Wendy Thompson, Arkansas and Oklahoma area director for the American Foundation for Suicide Prevention, says it's critical for callers to reach a hotline that has staff and resources in Arkansas.

"This is vital to Arkansans, to have a 24-hour hotline that they can call and be connected with somebody in the state who can provide the resources,” she stresses. “If their call is routed to New York or Boston, they may not know exactly what we have."

Thompson says the national hotline has been the only option for Arkansans looking for assistance. She says callers often found that national operators were effective in providing counseling, but couldn't always refer them to local resources.

State officials say the Arkansas hotline will be in operation by this fall.
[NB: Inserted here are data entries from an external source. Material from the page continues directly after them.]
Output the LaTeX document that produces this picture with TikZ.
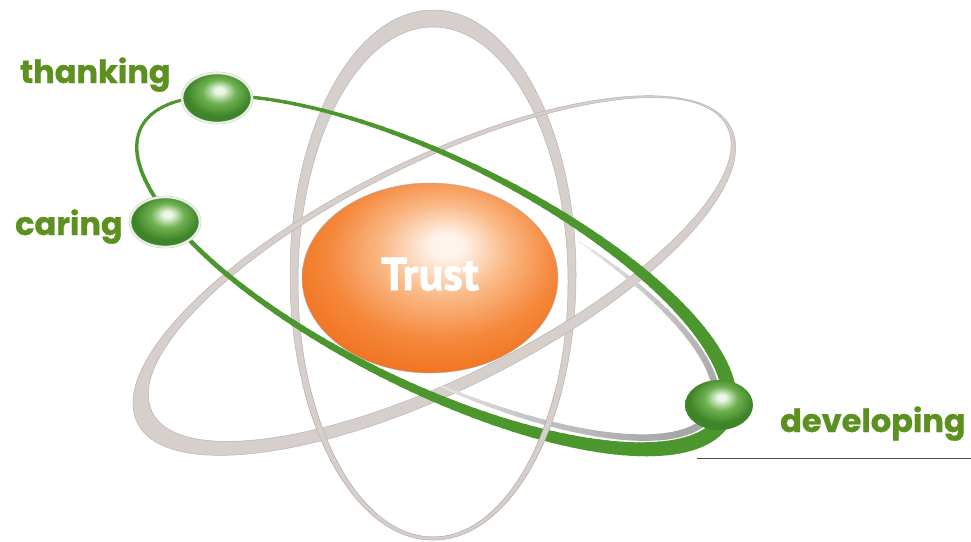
\documentclass[tikz,border=0pt]{standalone}
\usepackage{fontspec}
\usepackage{graphicx}
\usetikzlibrary{shapes.geometric}
\newfontfamily\lblfont{Poppins}[BoldFeatures={FakeBold=0.8}]
\newfontfamily\trustfont{PT Sans}[BoldFeatures={FakeBold=1.6}]
\definecolor{ringfill}{RGB}{214,207,204}
\definecolor{ringedge}{RGB}{186,179,176}
\definecolor{ringgreen}{RGB}{76,150,46}
\definecolor{txtgreen}{RGB}{92,145,32}
\definecolor{ballhi}{RGB}{236,247,230}
\definecolor{ballmid}{RGB}{112,178,82}
\definecolor{balldark}{RGB}{62,132,40}
\definecolor{ballrim}{RGB}{232,244,226}
\definecolor{orhi}{RGB}{254,244,236}
\definecolor{orlight}{RGB}{250,186,136}
\definecolor{ormid}{RGB}{245,136,60}
\definecolor{ordark}{RGB}{240,116,32}
\pgfdeclareradialshading{gball}{\pgfpoint{2bp}{8bp}}{color(0bp)=(ballhi); color(3bp)=(ballhi); color(12bp)=(ballmid); color(23bp)=(balldark); color(30bp)=(balldark); color(60bp)=(balldark)}
\pgfdeclareradialshading{trustshade}{\pgfpoint{3.5bp}{9bp}}{color(0bp)=(orhi); color(3bp)=(orhi); color(12bp)=(orlight); color(22bp)=(ormid); color(30bp)=(ordark); color(60bp)=(ordark)}
\tikzset{
  ring/.style={fill=ringfill, draw=ringedge, line width=0.5pt, even odd rule},
  ball/.style={ellipse, inner sep=0pt, outer sep=0pt, minimum width=70, minimum height=50, shading=gball},
  rimball/.style={ball, draw=black!22, double=ballrim, double distance=1.8pt, line width=0.4pt},
  lbl/.style={text=txtgreen, font=\lblfont\bfseries\fontsize{32}{38}\selectfont, inner sep=0pt},
}
\begin{document}
\begin{tikzpicture}[x=1pt,y=-1pt]
\useasboundingbox (0,0) rectangle (971,541);
\fill[white] (0,0) rectangle (971,541);
% vertical ring
\path[ring] (433,275) ellipse [x radius=143, y radius=265] (433,282) ellipse [x radius=135, y radius=255];
% tilted gray ring
\path[ring, shift={(437,272.5)}, rotate=26.4] (-3.75,1.5) ellipse [x radius=331.5, y radius=115] (3.75,-1.5) ellipse [x radius=321, y radius=107];
% green ring, width growing toward the lower right
\begin{scope}[shift={(433,272.5)}, rotate=-26.4]
\foreach \t in {0,2,...,358} {
  \pgfmathsetmacro\w{3+12*((1+cos(\t))/2)^2+1.5*max(0,sin(\t))}
  \draw[ringgreen, line width=\w pt] ({326*cos(\t)},{113*sin(\t)}) arc[start angle=\t, end angle=\t+2.6, x radius=326, y radius=113];
}
% shadow inside the green ring
\foreach \t in {-68,-65,...,76} {
  \pgfmathsetmacro\s{sin((\t+68)/147*180)}
  \pgfmathsetmacro\w{1+6*sqrt(\s)}
  \pgfmathtruncatemacro\p{8+28*\s^0.7}
  \draw[line width=\w pt, color=black!\p!white] ({312*cos(\t)},{100*sin(\t)}) arc[start angle=\t, end angle=\t+3.3, x radius=312, y radius=100];
}
\end{scope}
% lower part of vertical ring in front
\begin{scope}
\clip (0,392) rectangle (971,541);
\path[ring] (433,275) ellipse [x radius=143, y radius=265] (433,282) ellipse [x radius=135, y radius=255];
\end{scope}
% Trust
\node[ellipse, inner sep=0pt, outer sep=0pt, minimum width=256, minimum height=190, shading=trustshade, draw=black!30, line width=0.4pt] (trust) at (430,278) {};
\node[anchor=base, text=white, inner sep=0pt, font=\trustfont\bfseries\fontsize{46}{50}\selectfont] (ttrust) at (430,290) {Trust};
% balls
\node[rimball] (bthank) at (217,98) {};
\node[rimball] (bcare) at (165,222) {};
\node[ball, minimum width=68] (bdev) at (719,405) {};
% labels
\node[lbl, anchor=base west] (tthank) at (20,83) {thanking};
\node[lbl, anchor=base west] (tcare) at (15,235) {caring};
\node[lbl, anchor=base west] (tdev) at (780,432) {developing};
% rule
\coordinate (l1) at (697,458);
\coordinate (l2) at (971,458);
\draw[black!70, line width=1pt] (l1) -- (l2);
\end{tikzpicture}
\end{document}
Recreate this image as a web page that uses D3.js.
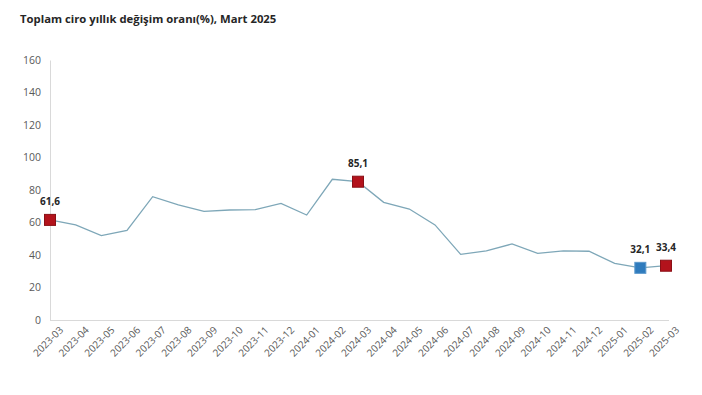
<!DOCTYPE html>
<html>
<head>
<meta charset="utf-8">
<script src="https://cdn.jsdelivr.net/npm/d3@7"></script>
<style>
  body { margin: 0; background: #fff; }
  svg { display: block; font-family: "Open Sans", "DejaVu Sans", sans-serif; }
</style>
</head>
<body>
<svg id="chart" width="702" height="395"></svg>
<script>
// months shown on the axis
var months = ['2023-03','2023-04','2023-05','2023-06','2023-07','2023-08','2023-09',
  '2023-10','2023-11','2023-12','2024-01','2024-02','2024-03','2024-04','2024-05',
  '2024-06','2024-07','2024-08','2024-09','2024-10','2024-11','2024-12','2025-01',
  '2025-02','2025-03'];
// yearly change of total turnover (%)
var values = [61.6, 58.5, 51.9, 55.2, 75.9, 70.8, 66.9, 67.7, 67.9, 71.8, 64.6, 86.6,
  85.1, 72.4, 68.3, 58.5, 40.4, 42.5, 46.8, 41.0, 42.5, 42.3, 34.9, 32.1, 33.4];
var yTicks = [0, 20, 40, 60, 80, 100, 120, 140, 160];
// highlighted points: red = March of each year, blue = previous month
var redPoints = ['2023-03', '2024-03', '2025-03'];
var bluePoints = ['2025-02'];

var svg = d3.select('#chart');
var margin = { left: 50 };

var x = d3.scalePoint().domain(months).range([margin.left, 666]);
var y = d3.scaleLinear().domain([0, 160]).range([320, 60]);

var fmt = function(v) { return d3.format('.1f')(v).replace('.', ','); };

svg.append('text')
  .attr('x', 20).attr('y', 23)
  .style('font-size', '11.3px').style('font-weight', 'bold').style('fill', '#262626')
  .text('Toplam ciro yıllık değişim oranı(%), Mart 2025');

// y axis labels
var yAxis = d3.axisLeft(y).tickValues(yTicks).tickSize(0).tickPadding(9);
svg.append('g').attr('transform', 'translate(' + margin.left + ',0)').call(yAxis)
  .call(function(g) {
    g.select('.domain').attr('stroke', '#d9d9d9');
    g.selectAll('text').style('font-size', '10.5px').style('fill', '#595959')
      .style('font-family', '"Open Sans", sans-serif');
  });

// x axis
var xAxis = d3.axisBottom(x).tickSize(0).tickPadding(7);
svg.append('g').attr('transform', 'translate(0,' + y(0) + ')').call(xAxis)
  .call(function(g) {
    g.select('.domain').attr('stroke', '#d9d9d9').attr('d', 'M' + margin.left + ',0.5H669');
    g.selectAll('text')
      .style('font-size', '10px').style('fill', '#595959')
      .style('font-family', '"Open Sans", sans-serif')
      .attr('text-anchor', 'end')
      .attr('dx', '0.2em').attr('dy', '1em')
      .attr('transform', 'rotate(-45)');
  });

var data = months.map(function(m, i) { return { m: m, v: values[i] }; });

svg.append('path').datum(data)
  .attr('fill', 'none').attr('stroke', '#7ea7b8').attr('stroke-width', 1.3)
  .attr('d', d3.line().x(function(d) { return x(d.m); }).y(function(d) { return y(d.v); }));

var marked = data.filter(function(d) {
  return redPoints.indexOf(d.m) >= 0 || bluePoints.indexOf(d.m) >= 0;
});
var ms = 11;
svg.selectAll('rect.marker').data(marked).enter().append('rect')
  .attr('class', 'marker')
  .attr('x', function(d) { return x(d.m) - ms / 2; })
  .attr('y', function(d) { return y(d.v) - ms / 2; })
  .attr('width', ms).attr('height', ms)
  .attr('fill', function(d) { return redPoints.indexOf(d.m) >= 0 ? '#b3131c' : '#2f7bbd'; })
  .attr('stroke', function(d) { return redPoints.indexOf(d.m) >= 0 ? '#8a1016' : '#5a98cc'; })
  .attr('stroke-width', 1);

svg.selectAll('text.lbl').data(marked).enter().append('text')
  .attr('class', 'lbl')
  .attr('x', function(d) { return x(d.m); })
  .attr('y', function(d) { return y(d.v) - 15; })
  .attr('text-anchor', 'middle')
  .style('font-size', '10px').style('font-weight', 'bold').style('fill', '#262626')
  .text(function(d) { return fmt(d.v); });
</script>
</body>
</html>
The Arkansas Department of Health Suicide Prevention Program will operate the new hotline. In passing House Bill 1775, the legislature approved funding for the first two years. After that, the hotline becomes eligible for federal grants.

Thompson says future calls from Arkansas to the National Suicide Prevention Lifeline will be routed back to the Arkansas call center.

"We know that calling that number when somebody is in crisis can help,” she states. “It's very complicated and there are a lot of different reasons for that jump, but we feel that having a hotline is really important to turning those numbers around."

Arkansas and Montana have been the only two states without their own hotlines for suicide prevention. The CDC found that in 2015, Arkansas had a suicide rate of just over 19 people per 100,000 – well above the national rate of almost 14.